Starting at the first line of the listing below, retype each line up to and including the one that contains "(komposisi) at (736.5,691)". Leave pictures out.

* RECORDS TO PROCESS *
——————————

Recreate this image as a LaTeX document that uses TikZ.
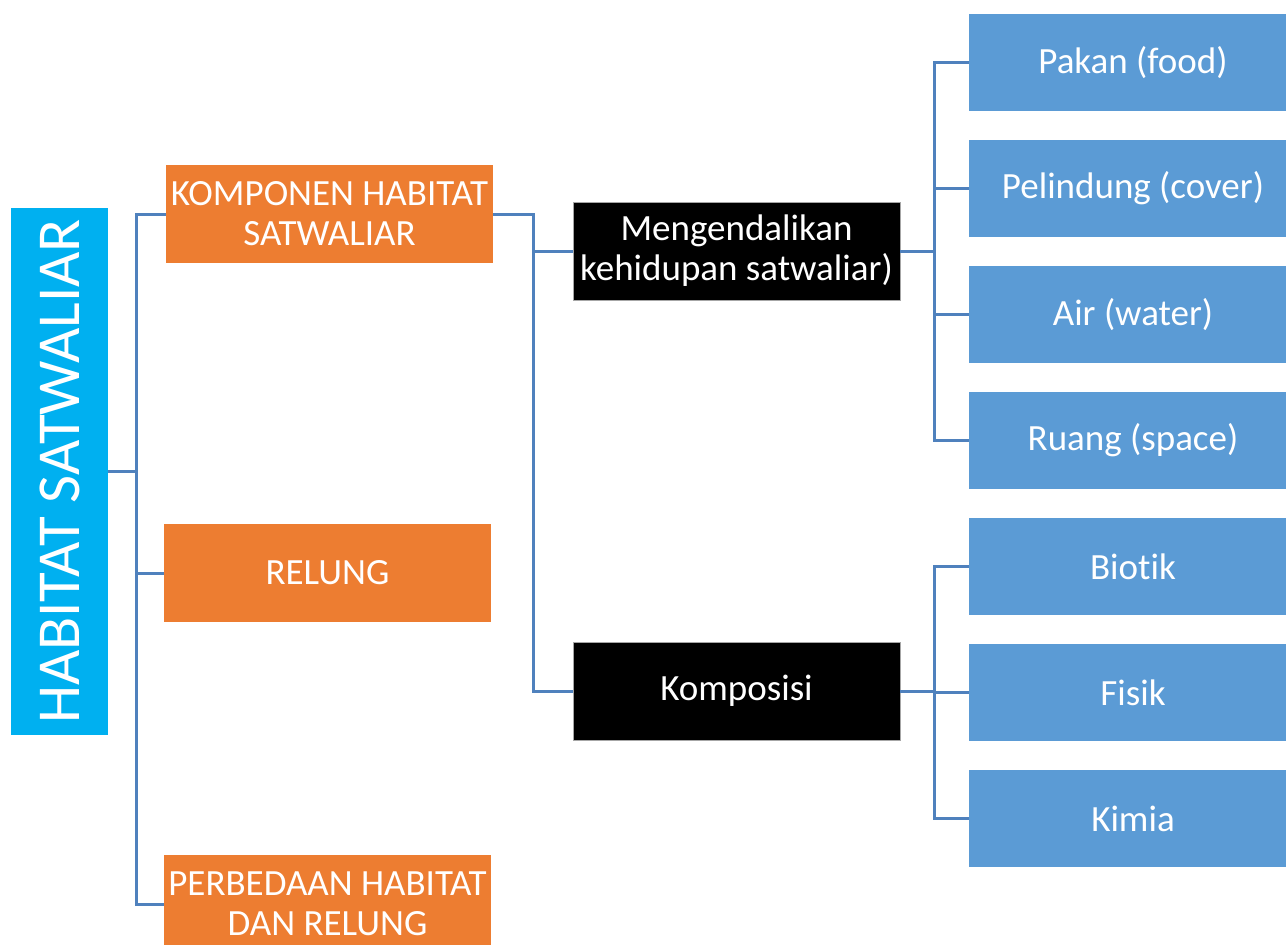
\documentclass[tikz,border=0pt]{standalone}
\usepackage{fontspec}
\setmainfont{Carlito}[Ligatures=NoCommon]
\definecolor{habblue}{HTML}{00B0F0}
\definecolor{komporange}{HTML}{ED7D31}
\definecolor{itemblue}{HTML}{5B9BD5}
\definecolor{connblue}{HTML}{4F81BD}
\tikzset{
    box/.style={rectangle, inner sep=0pt, minimum width=327pt, minimum height=98pt, text=white, align=center, font=\fontsize{37}{40}\selectfont}, % kotak dasar
    topik/.style={box, fill=komporange},
    sub/.style={box, fill=black, draw=gray!70, line width=0.8pt},
    item/.style={box, fill=itemblue, minimum width=328pt, minimum height=97pt},
    conn/.style={draw=connblue, line width=3pt}
}

\begin{document}
\begin{tikzpicture}[x=1pt, y=-1pt]
    \useasboundingbox (0,0) rectangle (1286,945);

    \node[rectangle, inner sep=0pt, fill=habblue, minimum width=97pt, minimum height=527pt, text=white, font=\fontsize{61}{64}\selectfont] (hab) at (59.5,471.5) {\rotatebox{90}{HABITAT SATWALIAR}};

    \node[topik] (komp) at (329.5,214) {KOMPONEN HABITAT\\SATWALIAR};
    \node[topik] (relung) at (327.5,573) {RELUNG};
    \node[topik] (beda) at (327.5,904) {PERBEDAAN HABITAT\\DAN RELUNG};

    \node[sub] (kendali) at (736.5,251) {Mengendalikan\\kehidupan satwaliar)};
    \node[sub] (komposisi) at (736.5,691) {Komposisi};

    \foreach \t [count=\i] in {Pakan (food), Pelindung (cover), Air (water), Ruang (space), Biotik, Fisik, Kimia} {
        \node[item] (item\i) at (1133,62.5+126*\i-126) {\t};
    }

    \foreach \k in {komp, relung, beda} {\draw[conn] (hab.east) -- ++(28,0) |- (\k.west);}
    \foreach \k in {kendali, komposisi} {\draw[conn] (komp.east) -- ++(40,0) |- (\k.west);}
    \foreach \i in {1,...,4} {\draw[conn] (kendali.east) -- ++(34,0) |- (item\i.west);}
    \foreach \i in {5,6,7} {\draw[conn] (komposisi.east) -- ++(34,0) |- (item\i.west);}
\end{tikzpicture}
\end{document}
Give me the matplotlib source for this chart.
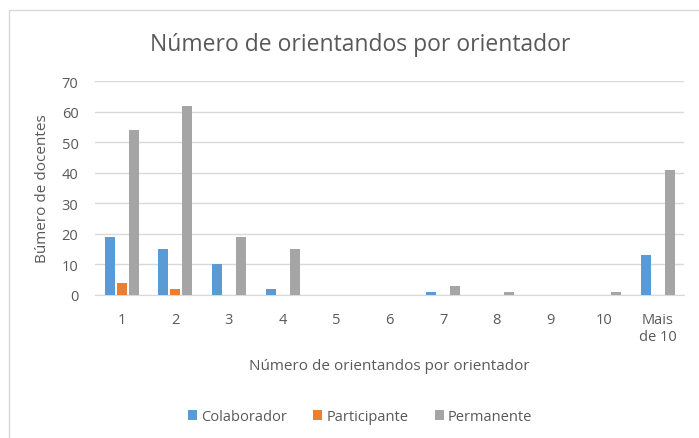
import matplotlib.pyplot as plt
import numpy as np
from matplotlib.patches import Rectangle

categories = ["1", "2", "3", "4", "5", "6", "7", "8", "9", "10", "Mais\nde 10"]
colaborador = [19, 15, 10, 2, 0, 0, 1, 0, 0, 0, 13]
participante = [4, 2, 0, 0, 0, 0, 0, 0, 0, 0, 0]
permanente = [54, 62, 19, 15, 0, 0, 3, 1, 0, 1, 41]
series_names = ["Colaborador", "Participante", "Permanente"]
colors = ["#5b9bd5", "#ed7d31", "#a5a5a5"]

plt.rcParams["font.family"] = ["Open Sans", "DejaVu Sans"]
txt = "#595959"

fig = plt.figure(figsize=(6.99, 4.39), dpi=100)
# chart border (right/bottom run off the picture)
fig.patches.append(Rectangle((0.013, -0.05), 1.0, 1.025, transform=fig.transFigure,
                             fill=False, edgecolor="#d9d9d9", linewidth=1))

ax = fig.add_axes([0.136, 0.326, 0.843, 0.487])
x = np.arange(len(categories))
w = 0.187
step = 0.224
for i, (vals, name) in enumerate(zip([colaborador, participante, permanente], series_names)):
    ax.bar(x + (i - 1) * step, vals, width=w, color=colors[i], label=name, zorder=3)

ax.set_xlim(-0.5, len(categories) - 0.5)
ax.set_ylim(0, 70)
ax.set_yticks(range(0, 71, 10))
ax.set_xticks(x)
ax.set_xticklabels(categories)
ax.grid(axis="y", color="#d9d9d9", linewidth=1, zorder=0)
for s in ["top", "right", "left"]:
    ax.spines[s].set_visible(False)
ax.spines["bottom"].set_color("#d9d9d9")
ax.tick_params(axis="y", length=0, colors=txt, labelsize=10.5, pad=12)
ax.tick_params(axis="x", length=0, colors=txt, labelsize=10.5, pad=12)

ax.set_ylabel("Búmero de docentes", color=txt, fontsize=11, labelpad=8)
ax.set_xlabel("Número de orientandos por orientador", color=txt, fontsize=11, labelpad=10)
fig.text(0.515, 0.897, "Número de orientandos por orientador", ha="center", va="center",
         color=txt, fontsize=16.5)

ax.legend(loc="center", bbox_to_anchor=(0.45, -0.57), ncol=3, frameon=False,
          fontsize=10.5, handlelength=0.6, handleheight=0.6, columnspacing=1.8,
          handletextpad=0.3, labelcolor=txt)

plt.savefig("out.png", dpi=100)
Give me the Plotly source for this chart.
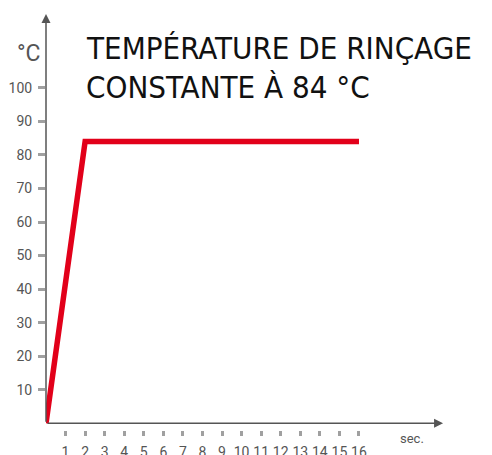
import plotly.graph_objects as go

# temps (s) / température (°C)
SECONDES = [0, 2, 16]
TEMPERATURE = [0, 84, 84]

X_TICKS = list(range(1, 17))
Y_TICKS = [10, 20, 30, 40, 50, 60, 70, 80, 90, 100]

TITRE_1 = "TEMPÉRATURE DE RINÇAGE"
TITRE_2 = "CONSTANTE À 84 °C"

ROUGE = "#e2001a"
GRIS_AXE = "#555555"
GRIS_TICK = "#a0a0a0"
GRIS_TEXTE = "#555555"

W, H = 492, 455
DECALAGE = 8  # marge par défaut du <body>
L, R, T, B = 46 - DECALAGE, 53, 14 - DECALAGE, 33


def px(xp, yp):
    # pixels écran -> coordonnées papier
    xp, yp = xp - DECALAGE, yp - DECALAGE
    return (xp - L) / (W - L - R), 1 - (yp - T) / (H - T - B)


fig = go.Figure()

fig.add_trace(go.Scatter(
    x=SECONDES, y=TEMPERATURE,
    mode="lines",
    line=dict(color=ROUGE, width=5.5),
    cliponaxis=False,
    showlegend=False,
    hoverinfo="skip",
))

# axes fléchés
fig.add_annotation(x=20.3, y=0, ax=0, ay=0, xref="x", yref="y", axref="x", ayref="y",
                   text="", showarrow=True, arrowhead=2, arrowsize=1.2,
                   arrowwidth=1.5, arrowcolor=GRIS_AXE)
fig.add_annotation(x=0, y=122, ax=0, ay=0, xref="x", yref="y", axref="x", ayref="y",
                   text="", showarrow=True, arrowhead=2, arrowsize=1.2,
                   arrowwidth=1.5, arrowcolor=GRIS_AXE)

x, y = px(398, 438)
fig.add_annotation(x=x, y=y, xref="paper", yref="paper", xanchor="left", yanchor="middle",
                   text="sec.", showarrow=False, font=dict(size=13, color=GRIS_TEXTE))
x, y = px(43, 53)
fig.add_annotation(x=x, y=y, xref="paper", yref="paper", xanchor="right", yanchor="middle",
                   text="°C", showarrow=False, font=dict(size=23, color=GRIS_TEXTE))

x, y = px(84, 48)
fig.add_annotation(x=x, y=y, xref="paper", yref="paper", xanchor="left", yanchor="middle",
                   text=TITRE_1, showarrow=False,
                   font=dict(family="DejaVu Sans Condensed", size=31, color="#111111"))
x, y = px(84, 87)
fig.add_annotation(x=x, y=y, xref="paper", yref="paper", xanchor="left", yanchor="middle",
                   text=TITRE_2, showarrow=False,
                   font=dict(family="DejaVu Sans Condensed", size=31, color="#111111"))

fig.update_layout(
    width=W, height=H,
    margin=dict(l=L, r=R, t=T, b=B),
    paper_bgcolor="white", plot_bgcolor="white",
    font=dict(family="Roboto", color=GRIS_TEXTE),
)

fig.update_xaxes(
    range=[0, 20.5], showgrid=False, zeroline=False, showline=False, automargin=False,
    tickvals=X_TICKS, ticks="outside", ticklen=5, tickwidth=3, tickcolor=GRIS_TICK,
    tickfont=dict(size=14, color=GRIS_TEXTE), ticklabelstandoff=4,
)
fig.update_yaxes(
    range=[-2, 122], showgrid=False, zeroline=False, showline=False, automargin=False,
    tickvals=Y_TICKS, ticks="outside", ticklen=7, tickwidth=3, tickcolor=GRIS_TICK,
    tickfont=dict(size=14, color=GRIS_TEXTE), ticklabelstandoff=3,
)

fig.write_html("out.html")
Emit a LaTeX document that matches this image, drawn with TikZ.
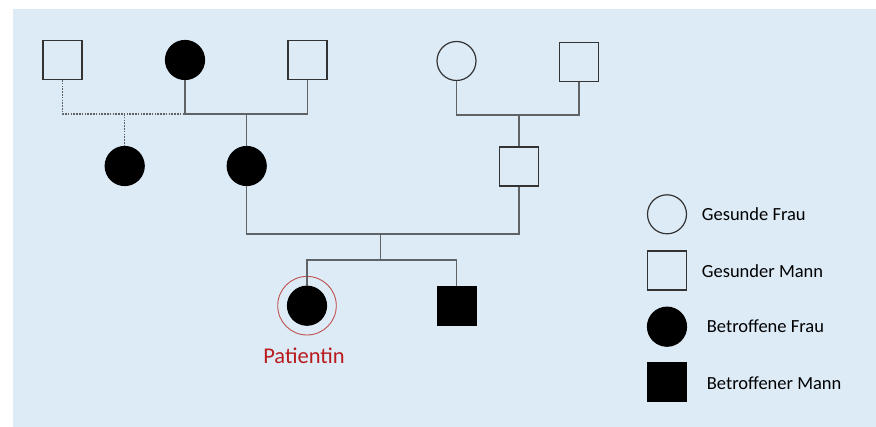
\documentclass[tikz,border=0pt]{standalone}
\usepackage{fontspec}
\setmainfont{Carlito}
\definecolor{bgblue}{HTML}{DDEBF7}
\definecolor{linegray}{HTML}{5F6366}
\definecolor{edgegray}{HTML}{333333}
\definecolor{ringred}{HTML}{C0504D}
\definecolor{textred}{HTML}{B81C1C}
\tikzset{
  female/.style={circle, draw=edgegray, line width=1.2pt, minimum size=39pt, inner sep=0pt},
  male/.style={rectangle, draw=edgegray, line width=1.2pt, minimum size=39pt, inner sep=0pt},
  afffemale/.style={female, fill=black, draw=black},
  affmale/.style={male, fill=black, draw=black},
  kin/.style={draw=linegray, line width=1.1pt},
  kindash/.style={kin, dash pattern=on 1.6pt off 1.2pt},
  legtext/.style={anchor=west, font=\fontsize{18.5pt}{20pt}\selectfont, inner sep=0pt}
}
\begin{document}
\begin{tikzpicture}[x=1pt, y=-1pt]
\useasboundingbox (0,0) rectangle (876,427);
\fill[bgblue] (13,9) rectangle (876,427);

% grandparents, left side
\node[male] (s1) at (62.5,60) {};
\node[afffemale] (c1) at (185,60) {};
\node[male] (s2) at (307.5,60) {};
% grandparents, right side
\node[female] (c2) at (456.5,61) {};
\node[male] (s3) at (579,62) {};

% parents' generation
\node[afffemale] (d1) at (124.7,166) {};
\node[afffemale] (d2) at (246.7,166) {};
\node[male] (s4) at (519,166.5) {};

% children
\node[afffemale] (p) at (307,305.7) {};
\node[circle, draw=ringred, line width=0.9pt, minimum size=58.6pt, inner sep=0pt] (ring) at (p) {};
\node[affmale] (q) at (456.8,305.8) {};
\node[text=textred, font=\fontsize{22.5pt}{24pt}\selectfont, inner sep=0pt] (plabel) at (304,355.5) {Patientin};

% junction points
\coordinate (m1) at (185,114);
\coordinate (m2) at (307.5,114);
\coordinate (j1) at (124.7,114);
\coordinate (j2) at (246.7,114);
\coordinate (m3) at (579,115);
\coordinate (j3) at (519,115);
\coordinate (m4) at (519,234);
\coordinate (j4) at (380.7,234);
\coordinate (j5) at (380.7,260);

% left couple: dashed partnership and child
\draw[kindash] (s1.south) |- (m1);
\draw[kindash] (j1) -- (d1.north);
% left couple: solid partnership and child
\draw[kin] (c1.south) -- (m1) -- (m2) -- (s2.south);
\draw[kin] (j2) -- (d2.north);
% right couple and son
\draw[kin] (c2.south) |- (m3) -- (s3.south);
\draw[kin] (j3) -- (s4.north);
% parents and children
\draw[kin] (d2.south) |- (m4) -- (s4.south);
\draw[kin] (j4) -- (j5);
\draw[kin] (p.north) |- (j5) -| (q.north);

% legend
\node[female] (l1) at (667,214.3) {};
\node[legtext] (t1) at (701.7,214.5) {Gesunde Frau};
\node[male] (l2) at (667,270.5) {};
\node[legtext] (t2) at (701.7,271) {Gesunder Mann};
\node[afffemale] (l3) at (667,326.7) {};
\node[legtext] (t3) at (706.7,326.5) {Betroffene Frau};
\node[affmale] (l4) at (667,382.2) {};
\node[legtext] (t4) at (706.7,383) {Betroffener Mann};
\end{tikzpicture}
\end{document}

——————————

* RESPONSE *
Recreate this image as a LaTeX document that uses TikZ.
\documentclass[tikz,border=0pt]{standalone}
\usepackage{fontspec}
\setmainfont{Carlito}[Ligatures=NoCommon]
\definecolor{habblue}{HTML}{00B0F0}
\definecolor{komporange}{HTML}{ED7D31}
\definecolor{itemblue}{HTML}{5B9BD5}
\definecolor{connblue}{HTML}{4F81BD}
\tikzset{
    box/.style={rectangle, inner sep=0pt, minimum width=327pt, minimum height=98pt, text=white, align=center, font=\fontsize{37}{40}\selectfont}, % kotak dasar
    topik/.style={box, fill=komporange},
    sub/.style={box, fill=black, draw=gray!70, line width=0.8pt},
    item/.style={box, fill=itemblue, minimum width=328pt, minimum height=97pt},
    conn/.style={draw=connblue, line width=3pt}
}

\begin{document}
\begin{tikzpicture}[x=1pt, y=-1pt]
    \useasboundingbox (0,0) rectangle (1286,945);

    \node[rectangle, inner sep=0pt, fill=habblue, minimum width=97pt, minimum height=527pt, text=white, font=\fontsize{61}{64}\selectfont] (hab) at (59.5,471.5) {\rotatebox{90}{HABITAT SATWALIAR}};

    \node[topik] (komp) at (329.5,214) {KOMPONEN HABITAT\\SATWALIAR};
    \node[topik] (relung) at (327.5,573) {RELUNG};
    \node[topik] (beda) at (327.5,904) {PERBEDAAN HABITAT\\DAN RELUNG};

    \node[sub] (kendali) at (736.5,251) {Mengendalikan\\kehidupan satwaliar)};
    \node[sub] (komposisi) at (736.5,691) {Komposisi};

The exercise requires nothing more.